Manipulation ou accompagnement du changement ?

Manipulation ou accompagnement du changement ?

Manipulation ou accompagnement du changement ? 1980 1114 Philippe Baran

Cette question peut paraître provocatrice, mais c’est pourtant ce que ressentent de nombreux salariés lorsqu’ils se trouvent confrontés à une énième réorganisation imposée par la direction.

Les signes ne trompent pas : les injonctions paradoxales se multiplient, les patrons sont loin d’être exemplaires, les décisions sont pensées et décidées tout en haut de la pyramide. Mais heureusement, une équipe de consultants expert en changement a été payée très cher pour lever les résistances et faire de la « conduite du changement ». Alors elle organise des groupes de travail pour distiller un peu de participatif, pour faire adhérer à des décisions déjà prises par d’autres. Elle définit un beau plan de communication avec un grand show pour bien sûr donner du sens et embarquer tout le monde.

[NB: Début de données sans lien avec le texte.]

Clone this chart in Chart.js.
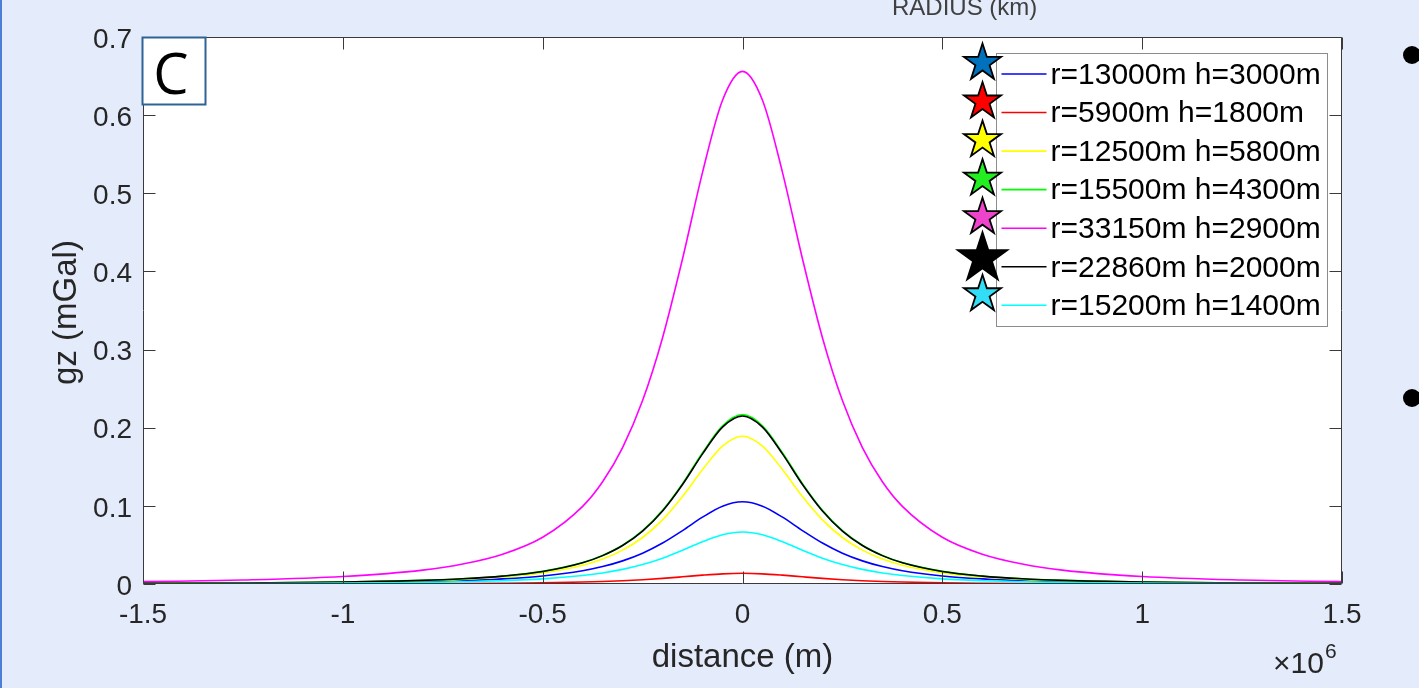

Est-ce que ça marche tout ça ? Comment expliquer que, selon de nombreuses études, 70 à 80% des projets de transformations aboutissent à des échecs ?

Des défis de taille

De nombreux défis sont à relever par les entreprises : celui de l’engagement des collaborateurs qui ne cessent de diminuer (cf enquête Ipsos), de la confiance à retrouver, de l’innovation à booster. Et le défi le plus important est sans doute celui de la complexité, de la feuille blanche à réinventer en permanence, des changements de paradigmes quand tombent tous les anciens repères. C’est pourquoi les modes d’organisation pyramidale ne sont plus adaptés, car ils ont été conçus pour exécuter des tâches, pas pour gérer des problèmes complexes. Olivier Zara fait bien la différence et souvent de la confusion entre l’intelligence de la conception et l’intelligence de l’exécution.

Mettre du participatif ou de l’intelligence collective sur l’exécution ne marche plus car il aurait fallu en mettre bien avant, au risque de passer pour des manipulateurs. Les modes d’organisations sont en pleine révolution, et on parle de plus en plus d’autonomie, de responsabilisation, de sens, de confiance, de liberté.

Des solutions possibles

Si les organisations changent, alors il faut repenser les modes d’accompagnement des projets. On peut concevoir le changement comme un voyage, avec 2 visions très différentes. D’une part celle du voyage organisé où tout a été pensé par des experts, où le programme est connu à l’avance, les surprises soigneusement évitées. Et d’autre part le voyage d’aventure où les imprévus rythment les journées, où il faut trouver son itinéraire, prendre des risques, accepter de perdre ses repères.

Parce que le changement dans nos entreprises ressemble plus à une expédition vers l’inconnu qu’un tranquille séjour de vacances, les modes d’accompagnement doivent évoluer en diffusant une réelle culture de l’intelligence collective. Une expédition ne peut se faire sans l’implication de tous les acteurs, en acceptant de lâcher prise face à l’incertitude, de mettre de côté son ego, en accueillant ses émotions et celles des autres, en prenant le temps de se parler pour décider tous ensemble, de faire confiance à ce qui va arriver et que l’on ne peut pas imaginer à l’avance.

Quand on cherche à faire adhérer au changement, c’est qu’il est déjà trop tard. On ne conduit pas le changement puisqu’il s’impose de lui-même. Mais on peut s’y préparer autrement, comme on conduirait une expédition à la découverte d’une terre vierge.